Quem quer mais inflação?
Carlos Alberto Sardenberg
Eis aqui alguns caminhos para o governo Lula forçar o Banco Central a reduzir juros ou, simplesmente, para infernizar a vida de seu presidente, Roberto Campos Neto, esperando que ele jogue a toalha.
Primeiro, forçar a demissão de Campos Neto por “comprovado e recorrente desempenho insuficiente”, como se diz na lei que estabeleceu a independência do BC. Seria assim: o Conselho Monetário (CMN, integrado pelos ministros da Fazenda e do Planejamento e pelo próprio presidente do BC) submete o pedido de exoneração ao presidente da República, que o encaminha ao Senado. Por maioria absoluta (41 votos), o Senado pode decretar a demissão.
Do ponto de vista técnico, não funciona. A missão principal do BC é a estabilidade de preços, a ser obtida conforme o regime de metas de inflação, o qual, de sua vez, segue regras públicas. O BC está cumprindo. Mantem os juros elevados porque as projeções de inflação mostram números bem superiores às metas.
(Aliás, o pessoal do governo, da indústria e do comércio tem dito que o BC pode reduzir a taxa básica de juros porque a inflação está caindo. Mas não é esse o critério da lei: o que vale é a projeção de inflação estar ou não na direção das metas).
Mas, sabem como é, o Senado faz política. Querendo, arranja os argumentos para derrubar Campos Neto. Assim, Lula precisa buscar os 41 votos.
No momento, não os tem. O presidente da República tem cargos e verbas para, digamos, convencer parlamentares. Mas sairia caro, com resultado duvidoso. Um eventual novo dirigente do BC teria que mudar a opinião de toda a diretoria – que tem votado com Campos Neto.
Passa-se à segunda possibilidade: mudar as metas de inflação. Dá para fazer. É decisão do CMN, onde o governo tem a maioria.
A meta para este ano é de 3,25%, tolerando-se até um teto de 4,75%. As projeções do próprio BC indicam que a inflação real vai a 5,8%, bem acima dos parâmetros. E mesmo com a taxa básica de juros a 13,75%. Ora, se o CMN fixar uma nova meta de, chutando, algo como 7%, para evitar surpresas, o BC poderia já começar a reduzir os juros.

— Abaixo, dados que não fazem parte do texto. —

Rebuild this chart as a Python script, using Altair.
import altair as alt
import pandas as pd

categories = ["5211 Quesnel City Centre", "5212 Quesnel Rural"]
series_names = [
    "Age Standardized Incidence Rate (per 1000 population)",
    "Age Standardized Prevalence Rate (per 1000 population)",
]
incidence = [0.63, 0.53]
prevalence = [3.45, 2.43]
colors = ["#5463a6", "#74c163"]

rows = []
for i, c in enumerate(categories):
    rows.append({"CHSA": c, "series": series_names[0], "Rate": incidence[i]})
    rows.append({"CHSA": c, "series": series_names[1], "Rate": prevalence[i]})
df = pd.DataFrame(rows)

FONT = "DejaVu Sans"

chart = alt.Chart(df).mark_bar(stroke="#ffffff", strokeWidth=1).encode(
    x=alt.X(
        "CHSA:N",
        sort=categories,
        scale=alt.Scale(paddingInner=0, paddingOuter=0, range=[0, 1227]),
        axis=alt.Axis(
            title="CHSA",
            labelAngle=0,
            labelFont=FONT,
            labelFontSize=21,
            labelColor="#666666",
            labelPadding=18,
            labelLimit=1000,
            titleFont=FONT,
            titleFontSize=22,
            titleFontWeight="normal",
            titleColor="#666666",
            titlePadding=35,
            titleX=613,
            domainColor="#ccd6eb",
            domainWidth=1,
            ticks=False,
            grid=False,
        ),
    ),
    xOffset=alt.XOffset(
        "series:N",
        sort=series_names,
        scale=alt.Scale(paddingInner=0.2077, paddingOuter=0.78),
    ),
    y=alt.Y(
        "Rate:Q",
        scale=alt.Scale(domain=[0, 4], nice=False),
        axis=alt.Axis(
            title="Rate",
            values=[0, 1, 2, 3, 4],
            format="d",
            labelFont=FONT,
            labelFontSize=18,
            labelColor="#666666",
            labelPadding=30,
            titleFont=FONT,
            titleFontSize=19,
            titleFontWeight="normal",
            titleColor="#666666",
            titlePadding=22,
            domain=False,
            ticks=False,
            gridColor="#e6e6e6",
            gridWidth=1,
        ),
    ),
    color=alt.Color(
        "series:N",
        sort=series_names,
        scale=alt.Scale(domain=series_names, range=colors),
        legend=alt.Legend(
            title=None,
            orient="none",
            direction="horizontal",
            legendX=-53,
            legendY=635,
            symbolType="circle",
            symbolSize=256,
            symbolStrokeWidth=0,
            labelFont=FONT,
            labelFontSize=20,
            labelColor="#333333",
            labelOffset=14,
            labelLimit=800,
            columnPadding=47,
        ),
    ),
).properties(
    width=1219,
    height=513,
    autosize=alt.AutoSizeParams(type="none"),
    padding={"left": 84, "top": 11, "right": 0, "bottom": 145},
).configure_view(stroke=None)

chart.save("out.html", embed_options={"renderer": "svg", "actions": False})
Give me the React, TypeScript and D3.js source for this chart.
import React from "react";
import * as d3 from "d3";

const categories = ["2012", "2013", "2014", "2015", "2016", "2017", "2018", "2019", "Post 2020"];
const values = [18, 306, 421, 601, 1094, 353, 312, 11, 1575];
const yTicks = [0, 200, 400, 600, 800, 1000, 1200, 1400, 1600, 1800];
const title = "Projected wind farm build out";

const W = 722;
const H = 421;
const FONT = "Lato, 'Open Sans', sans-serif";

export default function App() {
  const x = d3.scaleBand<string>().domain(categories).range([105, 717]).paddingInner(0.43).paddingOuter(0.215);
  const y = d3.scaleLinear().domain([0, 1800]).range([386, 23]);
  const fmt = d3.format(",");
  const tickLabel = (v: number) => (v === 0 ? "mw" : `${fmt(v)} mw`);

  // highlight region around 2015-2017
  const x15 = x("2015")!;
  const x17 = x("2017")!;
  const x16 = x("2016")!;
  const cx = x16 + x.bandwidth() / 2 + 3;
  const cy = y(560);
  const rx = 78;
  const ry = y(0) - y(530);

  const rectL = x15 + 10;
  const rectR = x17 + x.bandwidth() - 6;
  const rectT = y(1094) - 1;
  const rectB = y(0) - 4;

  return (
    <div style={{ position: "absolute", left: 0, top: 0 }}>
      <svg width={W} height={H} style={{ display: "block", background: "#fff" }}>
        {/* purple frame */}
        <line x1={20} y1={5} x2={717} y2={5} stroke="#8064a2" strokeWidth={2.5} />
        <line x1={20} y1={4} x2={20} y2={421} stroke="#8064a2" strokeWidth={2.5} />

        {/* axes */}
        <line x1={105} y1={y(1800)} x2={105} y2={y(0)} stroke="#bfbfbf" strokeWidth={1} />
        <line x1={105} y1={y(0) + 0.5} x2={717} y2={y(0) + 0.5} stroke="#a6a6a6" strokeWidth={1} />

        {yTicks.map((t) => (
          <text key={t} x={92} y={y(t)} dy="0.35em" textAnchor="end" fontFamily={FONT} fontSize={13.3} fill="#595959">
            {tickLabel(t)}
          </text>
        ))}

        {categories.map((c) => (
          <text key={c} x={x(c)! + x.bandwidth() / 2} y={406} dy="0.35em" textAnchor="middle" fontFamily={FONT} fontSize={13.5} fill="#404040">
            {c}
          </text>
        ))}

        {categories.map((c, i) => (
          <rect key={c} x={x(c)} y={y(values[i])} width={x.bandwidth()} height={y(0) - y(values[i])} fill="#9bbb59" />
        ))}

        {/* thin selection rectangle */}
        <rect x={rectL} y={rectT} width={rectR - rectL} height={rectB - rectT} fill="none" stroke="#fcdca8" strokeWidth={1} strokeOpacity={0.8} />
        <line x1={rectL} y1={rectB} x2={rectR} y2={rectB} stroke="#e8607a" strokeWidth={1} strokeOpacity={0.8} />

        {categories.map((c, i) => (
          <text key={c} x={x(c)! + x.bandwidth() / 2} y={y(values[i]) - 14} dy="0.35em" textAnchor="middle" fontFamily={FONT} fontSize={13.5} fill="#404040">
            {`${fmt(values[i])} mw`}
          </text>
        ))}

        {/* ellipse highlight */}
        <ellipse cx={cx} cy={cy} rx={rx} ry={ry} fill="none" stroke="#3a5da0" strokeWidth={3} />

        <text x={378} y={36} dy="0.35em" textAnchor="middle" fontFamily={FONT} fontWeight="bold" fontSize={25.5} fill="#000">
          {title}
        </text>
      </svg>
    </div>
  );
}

A coisa aqui está um tanto simplificada, mas é por aí. Meta maior, juros menores.
Portanto, – e este é o ponto principal – para conseguir uma queda imediata do juro é preciso aceitar que o Brasil vai conviver com inflação mais elevada. É uma tese defendida por muitos economistas. Diz que inflação tipo 2% a 3% ao ano é coisa para países desenvolvidos. Países emergentes, do segundo time, poderiam conviver com bem mais que isso.
Historicamente, a inflação nos emergentes tem sido mais elevada. Mas é mais por pecado do que por virtude. E por razões políticas. Em ambiente inflacionário, ganha mais – ou perde menos – quem tem maior capacidade de ajustar sua renda mais rapidamente. Os preços no supermercado podem subir todos os dias. Já os salários, mesmo quando reajustados mensalmente, sempre perdem a corrida.
De todo modo, continua a tese “heterodoxa”, um “pouco” de inflação é melhor do que juros asfixiantes. É verdade que os juros altos encarecem o crédito e assim diminuem o apetite de consumidores e empresários. Esfriam a economia. Mas o juro elevado, por um determinado tempo, só se justifica para obter o prêmio mais à frente: preços estáveis e inflação baixa, o que beneficia toda a população.
Já a tolerância com a inflação leva a uma aceleração dos preços, especialmente no Brasil, onde há muita indexação. A inflação de um ano será igual à do ano anterior, acrescida dos fenômenos de alta do novo período.
Ou: se a meta oficial é de 7%, os empresários vão colocar esse valor nos seus preços e mais aumentos de custos específicos de seu negócio.
Já viram onde vai parar. Tolerância com um “pouco” de inflação dá numa baita aceleração de preços, exigindo remédios ainda mais amargo (juros na lua) para contê-la.
É uma pena que ainda exista essa discussão, depois de o Brasil ter passado por hiperinflação e por amplos períodos de estabilidade. A comparação é fácil, não é?
Há aí ignorância, mas também uma esperteza escondida.